Bacteria were recovered from blood culture fluids by differential centrifugation. Washed pellets were resuspended in 300 μl H₂O, inactivated with ethanol, and prepared for subsequent mass spectrometry fingerprinting by formic acid extraction (see the text for details).

FIG. 2.

Mass spectra from blood culture samples spiked with different concentrations of S. aureus Newman. Lower inocula resulted in decreasing numbers of detected bacterial peaks and reduced concordance scores for the best-matching reference spectrum from the Biotyper database (inscribed numbers). At 10⁶ CFU/ml, spectra resembled those from sterile cultures, and species identification failed.

FIG. 3.

Effect of bacterial concentration and culture age on identification scores from direct mass spectrometry fingerprinting.
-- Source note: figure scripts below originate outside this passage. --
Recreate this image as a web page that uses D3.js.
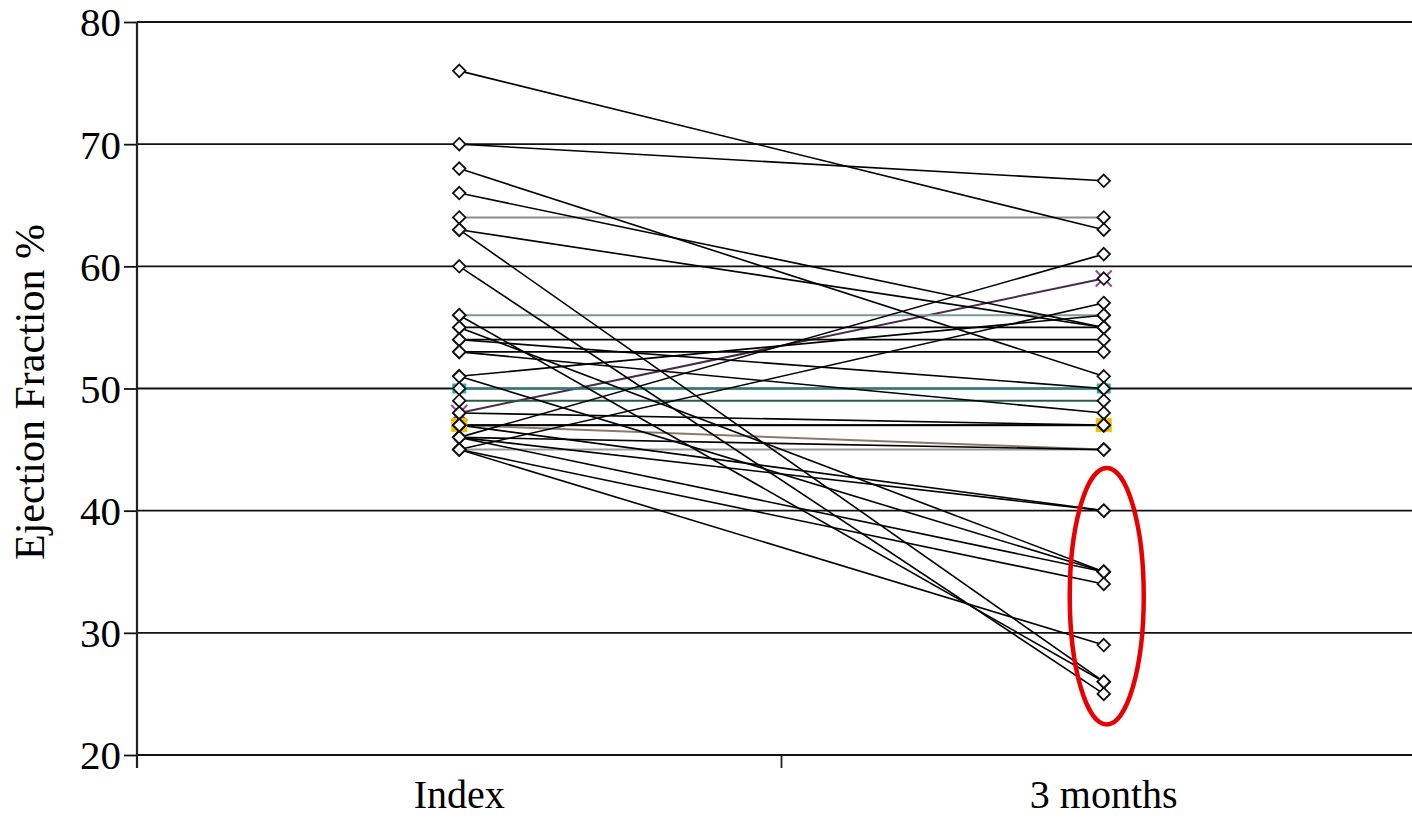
<!DOCTYPE html>
<html>
<head>
<meta charset="utf-8">
<script src="https://cdn.jsdelivr.net/npm/d3@7"></script>
<style>
  html, body { margin: 0; padding: 0; background: #fff; }
  svg { display: block; }
  text { font-family: "Liberation Serif", "Times New Roman", serif; fill: #000; }
</style>
</head>
<body>
<svg id="chart" width="1412" height="819"></svg>
<script>
// ---- data ----
const categories = ["Index", "3 months"];
const yTicks = [20, 30, 40, 50, 60, 70, 80];
// each patient: [index EF, 3-month EF]
const indexValues  = [76, 70, 68, 66, 63, 63, 60, 56, 55, 55, 54, 54, 53, 53, 51, 51, 46, 45, 47, 46, 46, 47, 46, 45, 45, 48, 64, 45, 56, 50, 49, 48, 47, 47];
const monthValues  = [63, 67, 51, 55, 55, 26, 25, 26, 55, 35, 54, 50, 53, 48, 56, 35, 61, 57, 47, 45, 40, 40, 35, 34, 29, 47, 64, 45, 56, 50, 49, 59, 45, 47];
const seriesColors = ["#000","#000","#000","#000","#000","#000","#000","#000","#000","#000","#000","#000","#000","#000","#000","#000","#000","#000","#000","#000","#000","#000","#000","#000","#000","#000",
                      "#8a8a8a","#9a9a9a","#7a9898","#2a7f7f","#2a5a44","#4a2a4a","#8c7866","#222"];
const markerExtras = [{v: 59, cat: "3 months", kind: "x", color: "#a040a0"},
                      {v: 48, cat: "Index", kind: "x", color: "#a040a0"},
                      {v: 47, cat: "Index", kind: "tri", color: "#f0c000"},
                      {v: 47, cat: "3 months", kind: "tri", color: "#f0c000"},
                      {v: 50, cat: "Index", kind: "sq", color: "#20b0b0"},
                      {v: 50, cat: "3 months", kind: "sq", color: "#20b0b0"}];
const yLabel = "Ejection Fraction %";

// ---- scales ----
const svg = d3.select("#chart");
const x = d3.scaleBand().domain(categories).range([137, 1426]).padding(0);
const y = d3.scaleLinear().domain([20, 80]).range([755, 22]);
const cx = c => x(c) + x.bandwidth() / 2;

// gridlines
svg.append("g").selectAll("line").data(yTicks).join("line")
  .attr("x1", 137).attr("x2", 1412)
  .attr("y1", d => y(d)).attr("y2", d => y(d))
  .attr("stroke", "#111").attr("stroke-width", 1.8);

// y axis
const yAxis = d3.axisLeft(y).tickValues(yTicks).tickSize(13).tickPadding(3).tickFormat(d3.format("d"));
const gy = svg.append("g").attr("transform", "translate(137,0)").call(yAxis);
gy.select(".domain").remove();
gy.selectAll(".tick line").attr("stroke", "#111").attr("stroke-width", 1.8);
gy.selectAll(".tick text").style("font-family", '"Liberation Serif", serif').style("font-size", "41px").attr("fill", "#000").attr("dy", "0.34em");
svg.append("line").attr("x1", 137).attr("x2", 137).attr("y1", y(80)).attr("y2", 768)
  .attr("stroke", "#222").attr("stroke-width", 2.2);

// x axis
const xAxis = d3.axisBottom(x).tickSize(0).tickPadding(0);
const gx = svg.append("g").attr("transform", "translate(0,755)").call(xAxis);
gx.select(".domain").remove();
gx.selectAll(".tick line").remove();
gx.selectAll(".tick text").style("font-family", '"Liberation Serif", serif').style("font-size", "40px").attr("fill", "#000").attr("y", 53).attr("dy", 0);
// category separators
svg.append("g").selectAll("line").data(categories).join("line")
  .attr("x1", d => x(d)).attr("x2", d => x(d))
  .attr("y1", 755).attr("y2", 768)
  .attr("stroke", "#222").attr("stroke-width", 1.8);

// y label
svg.append("text").attr("transform", "translate(44,392) rotate(-90)")
  .attr("text-anchor", "middle").style("font-size", "42px").text(yLabel);

// series lines
const data = indexValues.map((v, i) => ({a: v, b: monthValues[i], color: seriesColors[i]}));
const line = d3.line().x(d => cx(d[0])).y(d => y(d[1]));
const order = d3.range(data.length).reverse();
svg.append("g").selectAll("path").data(order.map(i => data[i])).join("path")
  .attr("d", d => line([[categories[0], d.a], [categories[1], d.b]]))
  .attr("fill", "none").attr("stroke", d => d.color)
  .attr("stroke-width", d => d.color === "#000" ? 1.6 : 2);

// extra coloured markers (behind diamonds)
const ex = svg.append("g");
markerExtras.forEach(m => {
  const px = cx(m.cat), py = y(m.v);
  if (m.kind === "x") {
    ex.append("path").attr("d", `M${px-8},${py-8}L${px+8},${py+8}M${px-8},${py+8}L${px+8},${py-8}`)
      .attr("stroke", m.color).attr("stroke-width", 2);
  } else if (m.kind === "tri") {
    ex.append("path").attr("d", `M${px-8},${py-7}L${px+8},${py-7}L${px+8},${py+7}L${px-8},${py+7}Z`)
      .attr("fill", m.color);
  } else {
    ex.append("rect").attr("x", px - 7).attr("y", py - 5).attr("width", 14).attr("height", 10)
      .attr("fill", m.color);
  }
});

// diamond markers
const pts = [];
data.forEach(d => { pts.push([categories[0], d.a]); pts.push([categories[1], d.b]); });
const diamond = d3.symbol().type(d3.symbolDiamond2).size(100);
svg.append("g").selectAll("path").data(pts).join("path")
  .attr("d", diamond)
  .attr("transform", d => `translate(${cx(d[0])},${y(d[1])})`)
  .attr("fill", "#fff").attr("stroke", "#111").attr("stroke-width", 1.8);

// red highlight ellipse
svg.append("ellipse").attr("cx", cx(categories[1]) + 3).attr("cy", (y(43.5) + y(22.5)) / 2)
  .attr("rx", 37).attr("ry", (y(22.5) - y(43.5)) / 2)
  .attr("fill", "none").attr("stroke", "#e80000").attr("stroke-width", 4.5);
</script>
</body>
</html>
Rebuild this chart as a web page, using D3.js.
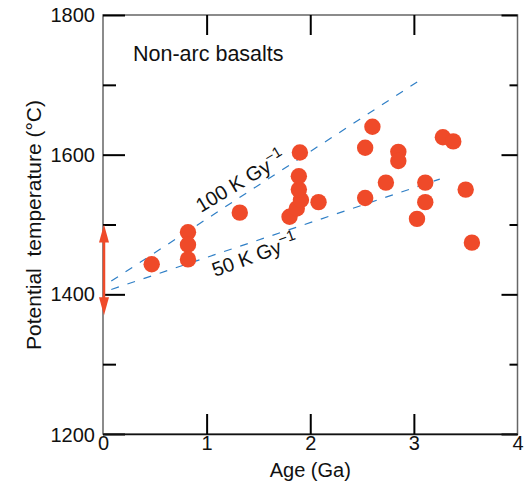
<!DOCTYPE html>
<html>
<head>
<meta charset="utf-8">
<script src="https://d3js.org/d3.v7.min.js"></script>
<style>
  body { margin: 0; background: #fff; }
  svg { font-family: "Liberation Sans", Arial, Helvetica, sans-serif; }
</style>
</head>
<body>
<div id="chart"></div>
<script>
// non-arc basalt potential temperatures vs age

// sample ages (Ga) and potential temperatures (deg C)
var ages  = [0.47, 0.82, 0.82, 0.82, 1.32, 1.80, 1.87, 1.91, 1.89, 1.89, 1.90, 2.08,
             2.53, 2.53, 2.60, 2.73, 2.85, 2.85, 3.03, 3.11, 3.11, 3.28, 3.38, 3.50, 3.56];
var temps = [1443, 1489, 1471, 1450, 1517, 1511, 1523, 1535, 1550, 1569, 1603, 1532,
             1538, 1610, 1640, 1560, 1604, 1591, 1508, 1560, 1532, 1625, 1619, 1550, 1474];

// cooling trends (age, temperature) end points
var trend100 = [[0.08, 1419], [3.04, 1705]];
var trend50  = [[0.08, 1407], [3.25, 1565]];

// present-day range shown by the double arrow
var arrowRange = [1370, 1500];

var xTicks = [0, 1, 2, 3, 4];
var yTicks = [1200, 1400, 1600, 1800];
var yMinor = [1300, 1500, 1700];

var width = 528, height = 493;
var margin = { top: 15, right: 10.5, bottom: 59, left: 103 };

var svg = d3.select("#chart").append("svg")
    .attr("width", width)
    .attr("height", height);

var x = d3.scaleLinear().domain([0, 4]).range([margin.left, width - margin.right]);
var y = d3.scaleLinear().domain([1200, 1800]).range([height - margin.bottom, margin.top]);

var red = "#ef4a29";
var blue = "#2f7fc6";

// frame
svg.append("rect")
    .attr("x", x(0)).attr("y", y(1800))
    .attr("width", x(4) - x(0)).attr("height", y(1200) - y(1800))
    .attr("fill", "none")
    .attr("stroke", "#666")
    .attr("stroke-width", 1.5);

// axes with inward ticks
var yAxis = d3.axisLeft(y).tickValues(yTicks).tickFormat(d3.format("d"))
    .tickSizeInner(-22).tickSizeOuter(0).tickPadding(8);
var gy = svg.append("g").attr("transform", "translate(" + x(0) + ",0)").call(yAxis);
gy.select(".domain").remove();
gy.selectAll(".tick").filter(function(d) { return d === 1200; }).select("text").attr("dy", "0.38em");

var gyMinor = svg.append("g").attr("transform", "translate(" + x(0) + ",0)")
    .call(d3.axisLeft(y).tickValues(yMinor).tickSizeInner(-13).tickSizeOuter(0).tickFormat(""));
gyMinor.select(".domain").remove();

var gyR = svg.append("g").attr("transform", "translate(" + x(4) + ",0)")
    .call(d3.axisRight(y).tickValues(yTicks).tickSizeInner(-16).tickSizeOuter(0).tickFormat(""));
gyR.select(".domain").remove();
var gyRMinor = svg.append("g").attr("transform", "translate(" + x(4) + ",0)")
    .call(d3.axisRight(y).tickValues(yMinor).tickSizeInner(-8).tickSizeOuter(0).tickFormat(""));
gyRMinor.select(".domain").remove();

var xAxis = d3.axisBottom(x).tickValues(xTicks).tickFormat(d3.format("d"))
    .tickSizeInner(-20).tickSizeOuter(0).tickPadding(2);
var gx = svg.append("g").attr("transform", "translate(0," + y(1200) + ")").call(xAxis);
gx.select(".domain").attr("stroke", "#111").attr("stroke-width", 1.5);
gx.selectAll(".tick line").filter(function(d) { return d === 0 || d === 4; }).remove();

var gxTop = svg.append("g").attr("transform", "translate(0," + y(1800) + ")")
    .call(d3.axisTop(x).tickValues([1, 2, 3]).tickSizeInner(-20).tickSizeOuter(0).tickFormat(""));
gxTop.select(".domain").remove();

svg.selectAll(".tick line").attr("stroke", "#000").attr("stroke-width", 2);
svg.selectAll(".tick text").attr("font-size", 20).attr("fill", "#111")
    .attr("font-family", "Liberation Sans, Arial, sans-serif");

// axis titles
svg.append("text")
    .attr("x", (x(0) + x(4)) / 2).attr("y", 477)
    .attr("text-anchor", "middle")
    .attr("font-size", 20).attr("fill", "#111")
    .text("Age (Ga)");

svg.append("text")
    .attr("transform", "translate(41," + 225 + ") rotate(-90)")
    .attr("text-anchor", "middle")
    .attr("font-size", 21).attr("fill", "#111")
    .style("white-space", "pre")
    .text("Potential  temperature (\u00B0C)");

svg.append("text")
    .attr("x", 133).attr("y", 61)
    .attr("font-size", 21.5).attr("fill", "#111")
    .text("Non-arc basalts");

// trend lines
var line = d3.line().x(function(d) { return x(d[0]); }).y(function(d) { return y(d[1]); });
[trend100, trend50].forEach(function(t) {
    svg.append("path")
        .attr("d", line(t))
        .attr("fill", "none")
        .attr("stroke", blue)
        .attr("stroke-width", 1.2)
        .attr("stroke-dasharray", "8,9");
});

function trendLabel(px, py, angle, main) {
    var t = svg.append("text")
        .attr("transform", "translate(" + px + "," + py + ") rotate(" + (-angle) + ")")
        .attr("font-size", 20).attr("fill", "#111");
    t.append("tspan").text(main);
    t.append("tspan").attr("dy", -8).attr("font-size", 15).text("\u22121");
}
trendLabel(201, 213, 31, "100 K Gy");
trendLabel(215, 277, 20, "50 K Gy");

// double arrow
var ax = x(0) + 1;
svg.append("line")
    .attr("x1", ax).attr("x2", ax)
    .attr("y1", y(arrowRange[0]) - 12).attr("y2", y(arrowRange[1]) + 12)
    .attr("stroke", red).attr("stroke-width", 2.5);
svg.append("path")
    .attr("d", "M" + ax + "," + y(arrowRange[1]) + "l-5,18l10,0z")
    .attr("fill", red);
svg.append("path")
    .attr("d", "M" + ax + "," + y(arrowRange[0]) + "l-5,-18l10,0z")
    .attr("fill", red);

// samples
svg.append("g").selectAll("circle")
    .data(ages)
    .join("circle")
    .attr("cx", function(d) { return x(d); })
    .attr("cy", function(d, i) { return y(temps[i]); })
    .attr("r", 8.2)
    .attr("fill", red);
</script>
</body>
</html>
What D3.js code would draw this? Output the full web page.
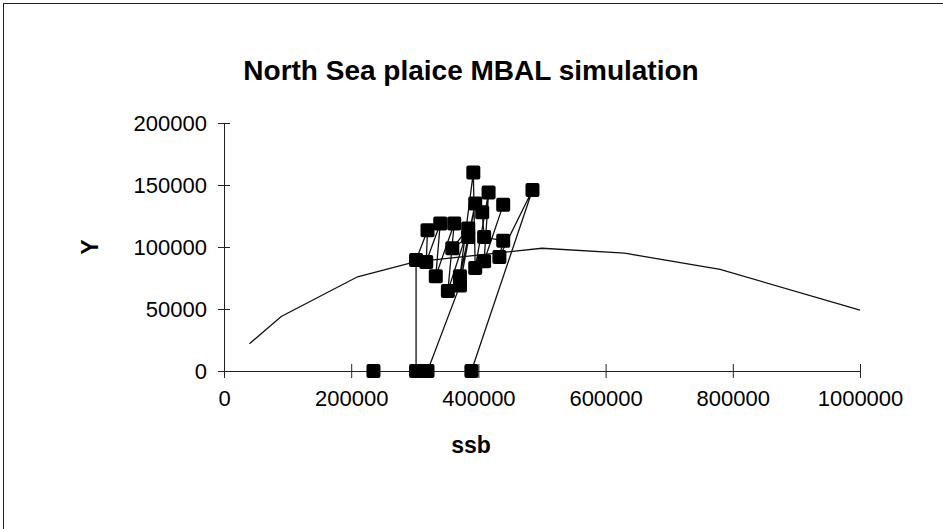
<!DOCTYPE html>
<html><head><meta charset="utf-8">
<script src="https://cdn.jsdelivr.net/npm/d3@7"></script>
<style>
html,body{margin:0;padding:0;background:#fff;}
svg{display:block;font-family:"Liberation Sans",Arial,sans-serif;}
</style></head>
<body>
<svg id="chart" width="943" height="529"></svg>
<script>
// Equilibrium yield curve
const curveSsb = [40000, 90000, 210000, 300000, 500000, 630000, 780000, 1000000];
const curveY   = [22000, 44000, 76000, 88000, 99000, 95000, 82000, 49000];

// Simulated trajectories (ssb, Y)
const sim0Ssb = [235000];
const sim0Y   = [0];
const sim1Ssb = [302000, 302000, 320000, 318000, 340000, 333000, 362000, 352000, 384000, 359000, 384000];
const sim1Y   = [0, 89500, 113500, 88000, 119000, 76500, 119000, 64500, 115000, 99000, 108000];
const sim2Ssb = [320000, 371000, 395000, 371000, 392000, 395000, 416000, 409000, 439000];
const sim2Y   = [0, 69000, 135000, 76500, 160000, 83000, 144000, 88500, 134000];
const sim3Ssb = [389000, 485000, 433000, 439000, 409000, 406000];
const sim3Y   = [0, 146000, 92000, 105000, 108000, 128000];

const xTicks = [0, 200000, 400000, 600000, 800000, 1000000];
const yTicks = [0, 50000, 100000, 150000, 200000];

const titleText = "North Sea plaice MBAL simulation";
const xLabel = "ssb";
const yLabel = "Y";

const svg = d3.select("#chart");
// outer frame
svg.append("rect").attr("x",3.5).attr("y",3.5).attr("width",960).attr("height",560)
  .attr("fill","none").attr("stroke","#222").attr("stroke-width",1);

const x = d3.scaleLinear().domain([0,1000000]).range([224,860]);
const y = d3.scaleLinear().domain([0,200000]).range([371,123]);

svg.append("text").attr("x",471).attr("y",80).attr("text-anchor","middle")
  .attr("font-size",28).attr("font-weight","bold").text(titleText);

const fmt = d3.format("d");
const gx = svg.append("g").attr("transform",`translate(0,${y(0)})`)
  .call(d3.axisBottom(x).tickValues(xTicks).tickFormat(fmt).tickSize(7).tickPadding(12).tickSizeOuter(0));
gx.selectAll(".tick line").attr("y1",-7).attr("y2",7);
const gy = svg.append("g").attr("transform",`translate(${x(0)},0)`)
  .call(d3.axisLeft(y).tickValues(yTicks).tickFormat(fmt).tickSize(6).tickPadding(11).tickSizeOuter(0));
gy.selectAll(".tick line").attr("x1",-6).attr("x2",6);
[gx,gy].forEach(g=>{
  g.selectAll("path,line").attr("stroke","#222");
  g.selectAll("text").attr("font-size",22).attr("fill","#000").attr("font-family","Liberation Sans, Arial, sans-serif");
});

svg.append("text").attr("x",471).attr("y",453).attr("text-anchor","middle")
  .attr("font-size",23).attr("font-weight","bold").text(xLabel);
svg.append("text").attr("transform","translate(98,247) rotate(-90)").attr("text-anchor","middle")
  .attr("font-size",23).attr("font-weight","bold").text(yLabel);

const line = d3.line().x(d=>x(d[0])).y(d=>y(d[1]));
const curve = curveSsb.map((s,i)=>[s,curveY[i]]);
svg.append("path").datum(curve).attr("d",line).attr("fill","none").attr("stroke","#111").attr("stroke-width",1.3);

const sims = [[sim0Ssb,sim0Y],[sim1Ssb,sim1Y],[sim2Ssb,sim2Y],[sim3Ssb,sim3Y]]
  .map(([s,v])=>s.map((d,i)=>[d,v[i]]));
sims.forEach(pts=>{
  svg.append("path").datum(pts).attr("d",line).attr("fill","none").attr("stroke","#111").attr("stroke-width",1.3);
});
const ms = 14;
sims.forEach(pts=>{
  svg.append("g").selectAll("rect").data(pts).join("rect")
    .attr("x",d=>x(d[0])-ms/2).attr("y",d=>y(d[1])-ms/2)
    .attr("width",ms).attr("height",ms).attr("rx",2).attr("fill","#000");
});
</script>
</body></html>
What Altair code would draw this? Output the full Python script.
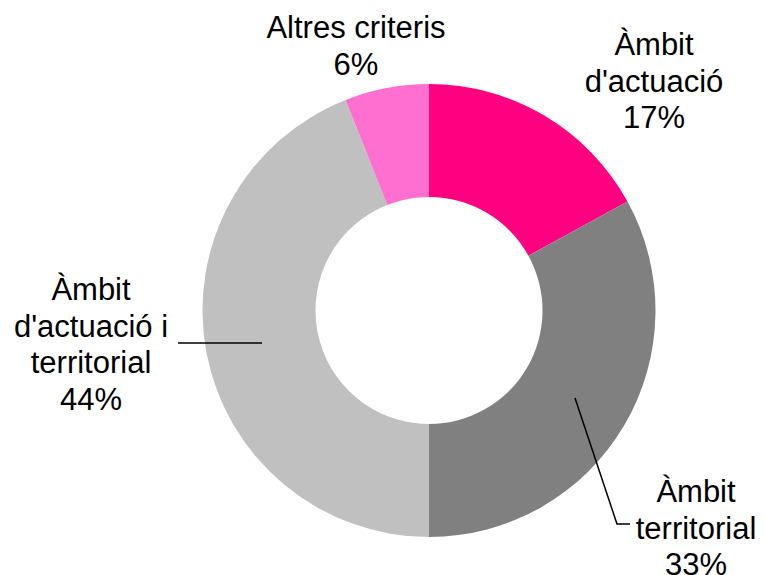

Blood culture samples preincubated for 1 (filled circles) or 7 days (open circles) were spiked with different concentrations of S. aureus Newman and E. coli DH5α and subjected to mass spectrometry fingerprinting. Symbols and error bars indicate mean identification scores (in arbitrary units [a.u.]) and standard deviations from at least four independent sample preparations. Solid and dotted lines represent best fits from nonlinear regression with 95% CIs. The shaded area marks the range of bacterial concentrations at the time of culture positivity as detected in a random selection of 30 study samples. A clear association between bacterial concentration and identification scores was observed. Although advanced culture age led to reduced identification scores, the majority of clinical samples are predicted to yield sufficient scores for secure species-level identification.